Vice President JD Vance responded to podcaster Joe Rogan's recent broadside against MAGA supporters with something the left rarely manages: a sense of humor.
Rogan, on an episode of The Joe Rogan Experience, called MAGA supporters "uninteresting, unintelligent people" and "dorks." He argued that the movement has become unfocused and chaotic as what he called "extremist elements" get lumped in with "real, genuine patriots." He also claimed that Barack Obama and Hillary Clinton had tougher stances on immigration than President Donald Trump.
According to the New York Post, Vance sat down with podcaster Benny Johnson and handled it the way you handle a friend who's gotten a little too comfortable behind the microphone.
"I think we have many, fewer dorks than the far left, but everybody's got some dorks."
Then he put a finer point on it:
"We love our dorks. We love our cool kids. We love anybody who wants to save the country."
That is the right answer. Not defensive. Not wounded. Just confident enough to laugh and generous enough to welcome everybody under the tent. It is a good instinct, and one that the movement's critics consistently underestimate.
Rogan's claim that Obama and Clinton were tougher on immigration than the current administration drew a sharper response. Vance said he planned to take it up with Rogan directly.
"I did not see Joe say this. I'm going to text Joe because that is definitely wrong."
He then laid out the administration's record plainly:
"We've been the best administration in American history at deporting illegal aliens. The problem is we also followed the worst administration at letting them in."
This is where Rogan's commentary goes from mildly annoying to genuinely wrong. The suggestion that Obama or Clinton were harder on illegal immigration than Trump is the kind of claim that sounds reasonable only if you've never looked at the numbers or the policies. Obama's administration earned the nickname "deporter in chief" from the left, but that framing relied heavily on counting border turnarounds as deportations, a statistical sleight of hand that inflated the numbers without reflecting actual interior enforcement. Clinton talked tough on immigration during campaigns but never governed that way.
The current administration has made enforcement a centerpiece, not a talking point. There is a difference between a politician who says the right things on a debate stage and an administration that builds its governing agenda around the issue. Rogan blurred that line.

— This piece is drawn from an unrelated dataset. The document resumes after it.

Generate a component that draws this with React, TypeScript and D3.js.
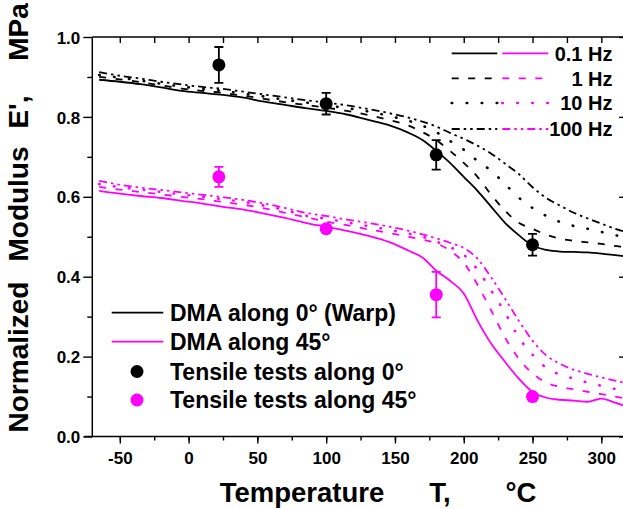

Rogan's frustration with the MAGA movement is worth taking seriously, not because his characterization is fair, but because his underlying concern is one that any large political coalition has to manage. Every movement attracts people on its fringes who are louder than they are helpful. That is not unique to MAGA. It is the price of building a coalition broad enough to win national elections.
The question is whether fringe elements define the movement or whether the movement defines itself through its leaders and its results. Vance's response suggests he understands this. He did not take the bait. He did not attack Rogan. He did not disown any part of the base. He simply said the coalition is big, it includes all kinds, and the point is saving the country.

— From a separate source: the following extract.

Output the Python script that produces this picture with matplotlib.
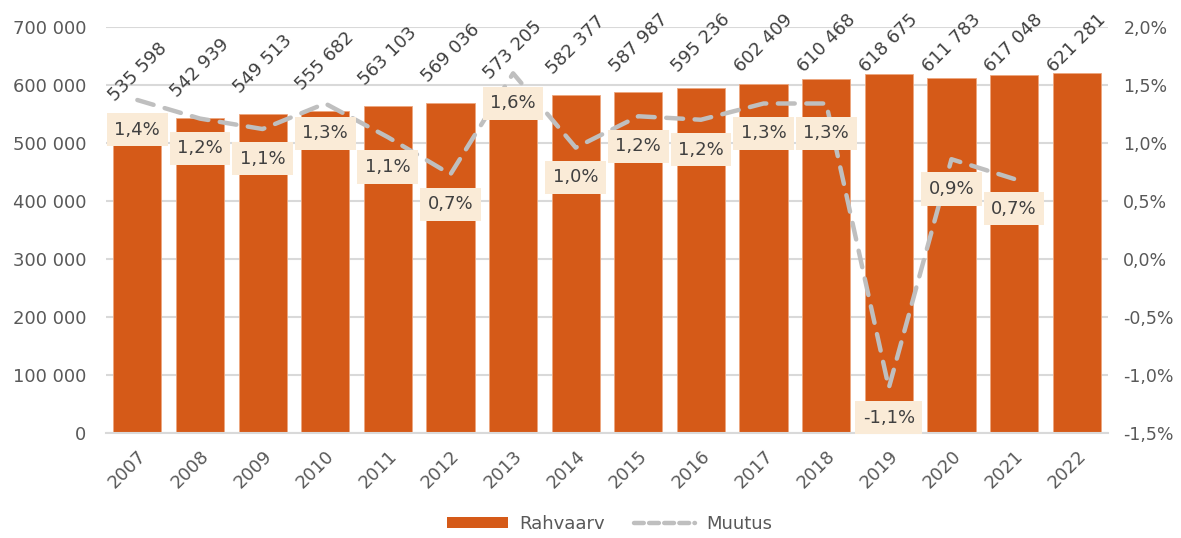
import numpy as np
import matplotlib.pyplot as plt
from matplotlib.ticker import FuncFormatter, MultipleLocator
from matplotlib.lines import Line2D
from matplotlib.patches import Patch

years = ['2007', '2008', '2009', '2010', '2011', '2012', '2013', '2014',
         '2015', '2016', '2017', '2018', '2019', '2020', '2021', '2022']
population = [535598, 542939, 549513, 555682, 563103, 569036, 573205, 582377,
              587987, 595236, 602409, 610468, 618675, 611783, 617048, 621281]
change_pct = [1.37, 1.21, 1.12, 1.34, 1.05, 0.73, 1.60, 0.96,
              1.23, 1.20, 1.34, 1.34, -1.11, 0.86, 0.69]

bar_color = '#D55A18'
line_color = '#BFBFBF'
grid_color = '#D9D9D9'
tick_color = '#595959'
label_color = '#404040'
box_color = '#FAEBD7'

plt.rcParams['font.family'] = ['DejaVu Sans']

fig = plt.figure(figsize=(11.81, 5.38), dpi=100)
ax = fig.add_axes([0.0898, 0.195, 0.8484, 0.755])
ax2 = ax.twinx()

x = np.arange(len(years))
ax.bar(x, population, width=0.77, color=bar_color, edgecolor='#EDA77F', linewidth=0.6, zorder=2)

ax.set_xlim(-0.5, len(years) - 0.5)
ax.set_ylim(0, 700000)
ax.yaxis.set_major_locator(MultipleLocator(100000))
ax.yaxis.set_major_formatter(FuncFormatter(lambda v, p: f'{int(v):,}'.replace(',', ' ')))
ax.grid(axis='y', color=grid_color, linewidth=1.5, zorder=0)
ax.set_axisbelow(True)
for s in ['top', 'right', 'left']:
    ax.spines[s].set_visible(False)
ax.spines['bottom'].set_color(grid_color)
ax.spines['bottom'].set_linewidth(1.5)
ax.set_xticks(x)
ax.set_xticklabels(years, rotation=45, ha='right', rotation_mode='anchor')
ax.tick_params(axis='x', length=0, pad=10, labelsize=13, labelcolor=tick_color)
ax.tick_params(axis='y', length=0, pad=14, labelsize=13, labelcolor=tick_color)

# value labels above bars, kept below the top of the chart
for xi, v in zip(x, population):
    ypos = min(v + 86000, 672000)
    ax.text(xi, ypos, f'{v:,}'.replace(',', ' '), rotation=45, ha='center', va='center',
            rotation_mode='anchor', fontsize=13, color=label_color, zorder=5)

# change line on secondary axis
xc = x[:len(change_pct)]
ax2.plot(xc, change_pct, color=line_color, linewidth=3.2, dashes=(3.8, 2.6),
         dash_capstyle='round', solid_capstyle='round', zorder=3)
ax2.set_ylim(-1.5, 2.0)
ax2.yaxis.set_major_locator(MultipleLocator(0.5))
ax2.yaxis.set_major_formatter(FuncFormatter(lambda v, p: f'{v:.1f}%'.replace('.', ',')))
ax2.tick_params(axis='y', length=0, pad=11, labelsize=12.5, labelcolor=tick_color)
for s in ['top', 'right', 'left', 'bottom']:
    ax2.spines[s].set_visible(False)

for xi, c in zip(xc, change_pct):
    ax2.annotate(f'{c:.1f}%'.replace('.', ','), (xi, c), xytext=(0, -21.5),
                 textcoords='offset points', ha='center', va='center',
                 fontsize=13, color=label_color, zorder=6,
                 bbox=dict(boxstyle='square,pad=0.42', fc=box_color, ec='none'))

handles = [Patch(facecolor=bar_color, edgecolor='none'),
           Line2D([0], [0], color=line_color, linewidth=3.2, dashes=(2.2, 1.2),
                  dash_capstyle='round')]
fig.legend(handles, ['Rahvaarv', 'Muutus'], loc='center', bbox_to_anchor=(0.516, 0.026),
           ncol=2, frameon=False, fontsize=13, labelcolor=tick_color,
           handlelength=3.4, handleheight=0.5, columnspacing=1.6, handletextpad=0.6)

fig.savefig('out.png', dpi=100)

That kind of steadiness matters more than Rogan's quips. Rogan is an entertainer with an enormous audience, and his opinions carry weight because of that audience, not because of any particular policy expertise. When he ventures into claims about which administration was tougher on immigration, he is operating well outside his lane, and Vance was right to flag it.
The left would love nothing more than for MAGA supporters to spiral into infighting every time a popular podcaster throws a jab. That is, in fact, the playbook: provoke division, amplify the reaction, declare the movement fractured.
Vance refused to play along. He laughed. He corrected the record on immigration. He said he would call Rogan personally. No drama. No war. Just a confident response from someone who knows the difference between a genuine threat and a podcaster having a hot take.
If the worst thing anyone can say about tens of millions of Americans who want secure borders, a functional economy, and a government that serves its citizens is that some of them are "dorks," the movement is doing fine.